## Stated problem
Look below. Copy each line that has "full" in it.

## Supplied data
════════
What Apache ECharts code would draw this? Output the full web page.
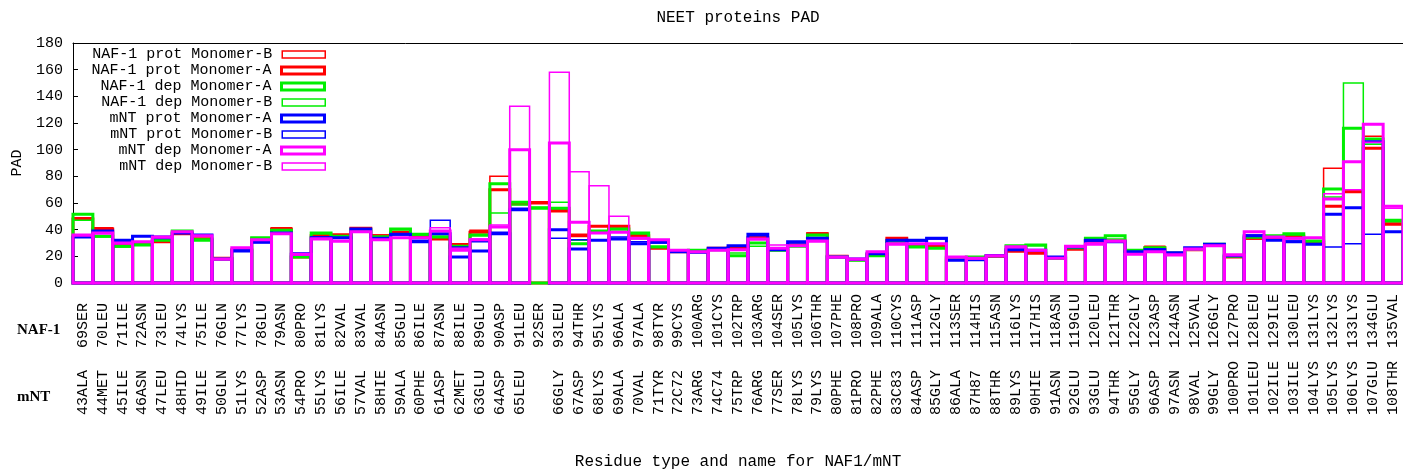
<!DOCTYPE html>
<html>
<head>
<meta charset="utf-8">
<script src="https://cdn.jsdelivr.net/npm/echarts@6/dist/echarts.min.js"></script>
<style>
  html, body { margin: 0; padding: 0; background: #fff; }
  #chart { width: 1403px; height: 470px; }
</style>
</head>
<body>
<div id="chart"></div>
<script>
// Residue labels: NAF-1 numbering on the first row, mNT numbering on the second
const nafResidues = ['69SER','70LEU','71ILE','72ASN','73LEU','74LYS','75ILE','76GLN','77LYS','78GLU','79ASN','80PRO','81LYS','82VAL','83VAL','84ASN','85GLU','86ILE','87ASN','88ILE','89GLU','90ASP','91LEU','92SER','93LEU','94THR','95LYS','96ALA','97ALA','98TYR','99CYS','100ARG','101CYS','102TRP','103ARG','104SER','105LYS','106THR','107PHE','108PRO','109ALA','110CYS','111ASP','112GLY','113SER','114HIS','115ASN','116LYS','117HIS','118ASN','119GLU','120LEU','121THR','122GLY','123ASP','124ASN','125VAL','126GLY','127PRO','128LEU','129ILE','130LEU','131LYS','132LYS','133LYS','134GLU','135VAL'];
const mntResidues = ['43ALA','44MET','45ILE','46ASN','47LEU','48HID','49ILE','50GLN','51LYS','52ASP','53ASN','54PRO','55LYS','56ILE','57VAL','58HIE','59ALA','60PHE','61ASP','62MET','63GLU','64ASP','65LEU','','66GLY','67ASP','68LYS','69ALA','70VAL','71TYR','72C72','73ARG','74C74','75TRP','76ARG','77SER','78LYS','79LYS','80PHE','81PRO','82PHE','83C83','84ASP','85GLY','86ALA','87H87','88THR','89LYS','90HIE','91ASN','92GLU','93GLU','94THR','95GLY','96ASP','97ASN','98VAL','99GLY','100PRO','101LEU','102ILE','103ILE','104LYS','105LYS','106LYS','107GLU','108THR'];

// PAD values per residue ('-' = no mNT residue at that position)
const nafProtB = [49,41.5,28.5,29.5,30.5,36.5,33.5,18,24.5,33.5, 41.5,20,36,36.5,41.5,36,38.5,35,33,29.5, 39.5,80,60,61,55,36.5,43,42,36,26.5, 24,23.5,26.5,27,34.5,25.5,28,37.5,20.5,17.5, 21,34,28.5,28.5,19.5,18.5,20,23.5,22,18, 25,31,32,23,27.5,21.5,25.5,29,20,33, 34,34.5,30,86,69,110,45];
const nafProtA = [48,40.5,28,29,31,37,33,18.5,25,33, 40.5,19.5,35.5,36,41,35.5,38,34.5,33,28.5, 38,70,59.5,60,54,35.5,42.5,42.5,35.5,26, 23.5,23.5,26,26.5,34,25,28.5,37,20,17.5, 21.5,33.5,28,28,19,18,20,24,22.5,18.5, 25.5,31.5,31.5,23.5,26.5,22,25,28.5,19.5,33.5, 33.5,35,30.5,57.5,68.5,101,44];
const nafDepA = [51.5,35,27.5,28.5,32,39,32,18,24.5,34, 39.5,19.5,37.5,35,40,34.5,40.5,36.5,34.5,27.5, 36,74.5,60.5,56,56,29.5,39,40.5,37.5,27, 24,24.5,25,20.5,30,24.5,27.5,36,19.5,17, 20.5,31,27,26,18.5,19.5,20.5,28,28.5,18.5, 26.5,33.5,35.5,24.5,26.5,22.5,25.5,29,20,34.5, 35.5,37,31.5,70.5,116,108,47];
const nafDepB = [47,34.5,27,30,32.5,38.5,33,17.5,25,33.5, 40,20,37,34.5,39.5,35,40,36,35,27, 35.5,52.5,58.5,57,60.5,32,38.5,40,37,27.5, 23.5,24,25.5,22.5,27.5,25,28,35.5,20,17.5, 21,31.5,27.5,26.5,19,19,20,27.5,28,18, 26,33,33,25,26,22,25,28.5,20.5,34, 35,36,31,64.5,150,104,46];
const mntProtA = [34.5,39,32,35,34,37.5,36,18,24,31, 37.5,21.5,34,34,40.5,33.5,36.5,31,37,19.5, 24,37,55,'-',40,25.5,32,33,29.5,30.5, 23.5,23,26,28,36.5,25,31,33.5,19.5,18, 22,32,32,33.5,17,17.5,20.5,25,24.5,19.5, 27,32,31,23.5,25,22.5,26.5,29,20.5,35.5, 32,31,29,51.5,56.5,106,38.5];
const mntProtB = [35,38,31,35.5,35,38,35.5,18,25,30, 37,22.5,34.5,33.5,40,33,36,32,47,27, 31,38,56,'-',33.5,32.5,32.5,34.5,31,30, 24,23.5,25.5,27.5,35.5,25.5,30,33,19.5,17.5, 22.5,32.5,31.5,33,17.5,18,21,25.5,25,19, 27.5,31.5,31.5,23,25.5,23,26,28.5,21,36, 32.5,31.5,29.5,27,29.5,36.5,38];
const mntDepA = [36,37.5,30,31,34.5,38.5,35.5,18,26.5,32.5, 37,21.5,33,31.5,38.5,32.5,34,34,39,24.5, 32.5,42,100,'-',105,45.5,37.5,38,33.5,32.5, 24.5,23.5,24.5,25,33,26,28,31.5,19.5,18, 23.5,29,29.5,29.5,19.5,18.5,20.5,27,24.5,18.5, 27.5,29,31.5,21.5,23.5,21,25.5,28,21,38.5, 34.5,33.5,34,63,91,119,57.5];
const mntDepB = [35.5,37,29.5,31,34,38,35,17.5,26,32, 36.5,21,33.5,31,38,32,33.5,33.5,41.5,26, 33,43.5,132.5,'-',158,83.5,73,50,33,32, 24.5,23,24.5,24.5,32.5,28.5,27.5,31,19,17.5, 23,30,29,29,19,18,20,27.5,25,18.5, 27,30,31,22,23,21.5,25,28,21.5,38, 34,33,33.5,67,70,105.5,56];

const seriesNames = ['NAF-1 prot Monomer-B','NAF-1 prot Monomer-A','NAF-1 dep Monomer-A','NAF-1 dep Monomer-B','mNT prot Monomer-A','mNT prot Monomer-B','mNT dep Monomer-A','mNT dep Monomer-B'];
const seriesValues = [nafProtB, nafProtA, nafDepA, nafDepB, mntProtA, mntProtB, mntDepA, mntDepB];
const seriesColors = ['#ff0000','#ff0000','#00ee00','#00ee00','#0000ff','#0000ff','#ff00ff','#ff00ff'];
const seriesWidths = [1.5, 3, 3, 1.5, 3, 1.5, 3, 1.5];

const MONO = '"Liberation Mono", "DejaVu Sans Mono", monospace';
const SERIF = '"Liberation Serif", "DejaVu Serif", serif';

const chart = echarts.init(document.getElementById('chart'), null, { renderer: 'canvas' });

// Open boxes, one per residue, spanning the full category band; the outline
// is stroked centred on the box edge so neighbouring boxes share their sides.
function boxRenderer(color, lineWidth) {
  return function (params, api) {
    const v = api.value(1);
    if (v === '-' || v == null || isNaN(v)) return null;
    const idx = api.value(0);
    const top = api.coord([idx, v]);
    const base = api.coord([idx, 0]);
    const w = api.size([1, 0])[0];
    return {
      type: 'rect',
      shape: { x: top[0] - w / 2, y: top[1], width: w, height: base[1] - top[1] },
      style: { fill: 'none', stroke: color, lineWidth: lineWidth }
    };
  };
}

const series = seriesNames.map((name, k) => ({
  name: name,
  type: 'custom',
  xAxisIndex: 0,
  yAxisIndex: 0,
  silent: true,
  encode: { x: 0, y: 1 },
  data: seriesValues[k].map((v, i) => [i, v]),
  itemStyle: { color: 'rgba(0,0,0,0)', borderColor: seriesColors[k], borderWidth: seriesWidths[k] },
  renderItem: boxRenderer(seriesColors[k], seriesWidths[k])
}));

// one legend block per entry, right-aligned text with the key box on its right
const legends = seriesNames.map((name, k) => ({
  data: [{
    name: name,
    icon: 'rect',
    itemStyle: { color: 'rgba(0,0,0,0)', borderColor: seriesColors[k], borderWidth: seriesWidths[k] }
  }],
  orient: 'vertical',
  align: 'right',
  right: 1077,
  top: 47 + 16 * k,
  padding: 0,
  itemWidth: 43,
  itemHeight: 7,
  selectedMode: false,
  textStyle: { fontFamily: MONO, fontSize: 15, color: '#000', padding: [0, 5, 0, 0] }
}));

const tickLabel = { fontFamily: MONO, fontSize: 15, color: '#000' };

chart.setOption({
  animation: false,
  backgroundColor: '#ffffff',
  textStyle: { fontFamily: MONO, color: '#000' },
  title: {
    text: 'NEET proteins PAD',
    left: 738,
    top: 10,
    textAlign: 'center',
    padding: 0,
    textStyle: { fontFamily: MONO, fontSize: 16, fontWeight: 'normal', color: '#000' }
  },
  legend: legends,
  grid: { left: 73, right: 0, top: 43, bottom: 187, outerBoundsMode: 'none', containLabel: false },
  xAxis: [
    {
      type: 'category',
      data: nafResidues,
      position: 'bottom',
      axisLine: { onZero: false, lineStyle: { color: '#000', width: 1 } },
      axisTick: { inside: true, length: 5, alignWithLabel: true, lineStyle: { color: '#000' } },
      axisLabel: Object.assign({ interval: 0, rotate: 90, align: 'left', verticalAlign: 'middle', margin: 65 }, tickLabel),
      splitLine: { show: false },
      name: 'Residue type and name for NAF1/mNT',
      nameLocation: 'middle',
      nameGap: 171,
      nameTextStyle: { fontFamily: MONO, fontSize: 16, color: '#000' }
    },
    {
      type: 'category',
      data: mntResidues,
      position: 'bottom',
      axisLine: { show: false, onZero: false },
      axisTick: { show: false },
      axisLabel: Object.assign({ interval: 0, rotate: 90, align: 'left', verticalAlign: 'middle', margin: 132 }, tickLabel),
      splitLine: { show: false }
    },
    {
      type: 'category',
      data: nafResidues,
      position: 'top',
      axisLine: { onZero: false, lineStyle: { color: '#000', width: 1 } },
      axisTick: { inside: true, length: 5, alignWithLabel: true, lineStyle: { color: '#000' } },
      axisLabel: { show: false },
      splitLine: { show: false }
    }
  ],
  yAxis: [{
    type: 'value',
    min: 0,
    max: 180,
    interval: 20,
    position: 'left',
    axisLine: { show: true, lineStyle: { color: '#000', width: 1 } },
    axisTick: { show: true, inside: true, length: 5, lineStyle: { color: '#000' } },
    axisLabel: Object.assign({ margin: 10 }, tickLabel),
    splitLine: { show: false },
    name: 'PAD',
    nameLocation: 'middle',
    nameGap: 48,
    nameRotate: 90,
    nameTextStyle: { fontFamily: MONO, fontSize: 15, color: '#000' }
  }],
  graphic: [
    { type: 'text', x: 17, y: 330, style: { text: 'NAF-1', font: 'bold 15px ' + SERIF, fill: '#000', verticalAlign: 'middle' } },
    { type: 'text', x: 17, y: 397, style: { text: 'mNT', font: 'bold 15px ' + SERIF, fill: '#000', verticalAlign: 'middle' } }
  ],
  series: series
});
</script>
</body>
</html>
════════
## Response to this exercise
What Apache ECharts code would draw this? Output the full web page.
// Open boxes, one per residue, spanning the full category band; the outline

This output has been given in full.